Short problem:
Return the material exactly, first line through the line containing "const unitNote = 'Đơn vị tính: người';", and nothing more. Pictures stay out.

Data section:
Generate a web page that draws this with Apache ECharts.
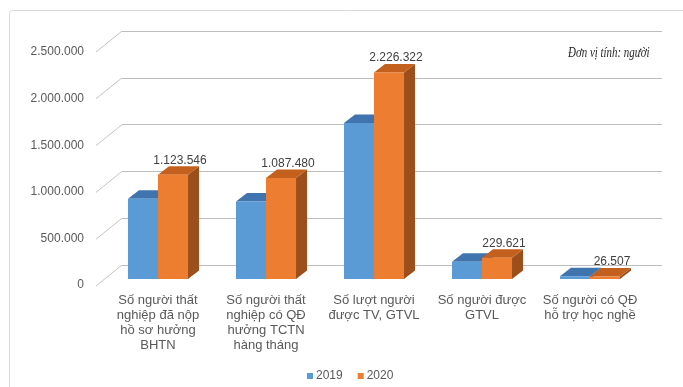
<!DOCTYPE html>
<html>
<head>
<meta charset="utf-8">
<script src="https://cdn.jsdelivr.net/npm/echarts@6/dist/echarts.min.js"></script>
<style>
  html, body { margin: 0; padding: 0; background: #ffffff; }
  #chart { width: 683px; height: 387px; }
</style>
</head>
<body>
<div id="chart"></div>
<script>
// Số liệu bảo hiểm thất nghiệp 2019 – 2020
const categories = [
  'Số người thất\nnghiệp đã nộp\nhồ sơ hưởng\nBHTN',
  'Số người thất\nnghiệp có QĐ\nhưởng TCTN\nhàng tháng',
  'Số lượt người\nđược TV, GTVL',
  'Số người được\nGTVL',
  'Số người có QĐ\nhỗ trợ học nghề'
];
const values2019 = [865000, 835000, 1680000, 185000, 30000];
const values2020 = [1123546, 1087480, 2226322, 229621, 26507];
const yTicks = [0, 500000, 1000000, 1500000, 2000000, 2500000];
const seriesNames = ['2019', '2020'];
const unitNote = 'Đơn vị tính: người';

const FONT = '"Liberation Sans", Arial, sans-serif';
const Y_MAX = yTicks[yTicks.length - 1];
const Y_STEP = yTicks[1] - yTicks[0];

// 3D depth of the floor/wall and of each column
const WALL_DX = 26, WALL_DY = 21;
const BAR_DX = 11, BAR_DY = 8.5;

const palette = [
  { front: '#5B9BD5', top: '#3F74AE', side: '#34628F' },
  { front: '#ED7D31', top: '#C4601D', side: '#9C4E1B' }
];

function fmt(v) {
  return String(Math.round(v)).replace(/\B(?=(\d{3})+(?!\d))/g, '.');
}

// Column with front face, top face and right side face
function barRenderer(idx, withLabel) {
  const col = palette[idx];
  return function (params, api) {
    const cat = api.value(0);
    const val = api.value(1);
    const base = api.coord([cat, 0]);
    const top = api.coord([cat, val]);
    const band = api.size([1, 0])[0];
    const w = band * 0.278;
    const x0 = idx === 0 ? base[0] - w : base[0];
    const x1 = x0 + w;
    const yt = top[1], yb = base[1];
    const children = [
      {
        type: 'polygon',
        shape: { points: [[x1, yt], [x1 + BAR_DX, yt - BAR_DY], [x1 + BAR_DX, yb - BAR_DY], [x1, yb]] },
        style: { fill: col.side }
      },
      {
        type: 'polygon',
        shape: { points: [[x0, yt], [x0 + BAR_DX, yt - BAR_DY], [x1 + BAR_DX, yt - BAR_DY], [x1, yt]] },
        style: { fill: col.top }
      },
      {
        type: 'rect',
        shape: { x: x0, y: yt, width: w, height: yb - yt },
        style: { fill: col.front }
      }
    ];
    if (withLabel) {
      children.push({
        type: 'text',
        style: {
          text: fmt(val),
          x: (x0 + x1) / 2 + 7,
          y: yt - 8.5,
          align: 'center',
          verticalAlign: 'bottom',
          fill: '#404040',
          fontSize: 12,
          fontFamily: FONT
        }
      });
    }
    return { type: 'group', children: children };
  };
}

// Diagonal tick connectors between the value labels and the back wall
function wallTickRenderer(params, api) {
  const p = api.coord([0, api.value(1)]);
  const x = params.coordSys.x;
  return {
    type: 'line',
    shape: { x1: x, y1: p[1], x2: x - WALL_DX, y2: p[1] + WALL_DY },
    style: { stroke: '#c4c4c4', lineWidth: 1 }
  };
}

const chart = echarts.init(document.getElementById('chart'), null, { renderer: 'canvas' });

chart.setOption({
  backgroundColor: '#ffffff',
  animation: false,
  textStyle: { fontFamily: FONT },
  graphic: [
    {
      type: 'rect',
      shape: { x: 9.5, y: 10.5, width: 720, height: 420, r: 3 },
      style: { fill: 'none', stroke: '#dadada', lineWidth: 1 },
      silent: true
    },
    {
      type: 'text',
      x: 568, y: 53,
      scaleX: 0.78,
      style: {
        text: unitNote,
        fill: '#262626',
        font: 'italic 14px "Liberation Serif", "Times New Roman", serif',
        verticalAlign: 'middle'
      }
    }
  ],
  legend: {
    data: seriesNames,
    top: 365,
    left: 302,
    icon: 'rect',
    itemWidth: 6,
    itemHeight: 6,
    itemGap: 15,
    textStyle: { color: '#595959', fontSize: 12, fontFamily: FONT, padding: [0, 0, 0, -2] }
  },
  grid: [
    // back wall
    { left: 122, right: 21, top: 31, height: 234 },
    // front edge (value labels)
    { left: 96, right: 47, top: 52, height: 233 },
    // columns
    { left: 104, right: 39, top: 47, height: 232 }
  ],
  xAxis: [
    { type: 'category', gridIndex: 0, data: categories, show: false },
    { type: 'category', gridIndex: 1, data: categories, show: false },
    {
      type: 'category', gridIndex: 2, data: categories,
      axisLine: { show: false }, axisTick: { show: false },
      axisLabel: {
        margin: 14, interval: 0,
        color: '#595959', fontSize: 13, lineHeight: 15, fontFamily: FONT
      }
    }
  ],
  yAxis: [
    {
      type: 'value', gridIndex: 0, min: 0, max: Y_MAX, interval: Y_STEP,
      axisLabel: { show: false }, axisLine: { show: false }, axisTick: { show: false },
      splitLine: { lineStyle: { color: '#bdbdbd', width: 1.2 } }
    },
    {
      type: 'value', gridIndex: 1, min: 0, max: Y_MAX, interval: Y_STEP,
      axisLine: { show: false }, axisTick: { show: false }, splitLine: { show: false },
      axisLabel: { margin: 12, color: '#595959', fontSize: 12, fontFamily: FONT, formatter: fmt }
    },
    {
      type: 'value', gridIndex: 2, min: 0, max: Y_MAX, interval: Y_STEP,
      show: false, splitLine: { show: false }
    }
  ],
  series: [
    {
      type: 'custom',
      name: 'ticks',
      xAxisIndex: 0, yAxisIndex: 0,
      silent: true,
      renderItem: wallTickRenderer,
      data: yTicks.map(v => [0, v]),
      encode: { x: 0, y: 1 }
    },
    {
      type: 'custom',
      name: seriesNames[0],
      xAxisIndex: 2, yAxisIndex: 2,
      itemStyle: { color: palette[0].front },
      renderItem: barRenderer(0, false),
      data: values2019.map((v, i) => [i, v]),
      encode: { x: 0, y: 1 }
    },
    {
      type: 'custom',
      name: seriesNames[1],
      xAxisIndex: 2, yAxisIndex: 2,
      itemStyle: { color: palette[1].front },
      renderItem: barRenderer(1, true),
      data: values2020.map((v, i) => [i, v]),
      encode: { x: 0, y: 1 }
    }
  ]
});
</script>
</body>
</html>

Solution to this problem:
Generate a web page that draws this with Apache ECharts.
<!DOCTYPE html>
<html>
<head>
<meta charset="utf-8">
<script src="https://cdn.jsdelivr.net/npm/echarts@6/dist/echarts.min.js"></script>
<style>
  html, body { margin: 0; padding: 0; background: #ffffff; }
  #chart { width: 683px; height: 387px; }
</style>
</head>
<body>
<div id="chart"></div>
<script>
// Số liệu bảo hiểm thất nghiệp 2019 – 2020
const categories = [
  'Số người thất\nnghiệp đã nộp\nhồ sơ hưởng\nBHTN',
  'Số người thất\nnghiệp có QĐ\nhưởng TCTN\nhàng tháng',
  'Số lượt người\nđược TV, GTVL',
  'Số người được\nGTVL',
  'Số người có QĐ\nhỗ trợ học nghề'
];
const values2019 = [865000, 835000, 1680000, 185000, 30000];
const values2020 = [1123546, 1087480, 2226322, 229621, 26507];
const yTicks = [0, 500000, 1000000, 1500000, 2000000, 2500000];
const seriesNames = ['2019', '2020'];
const unitNote = 'Đơn vị tính: người';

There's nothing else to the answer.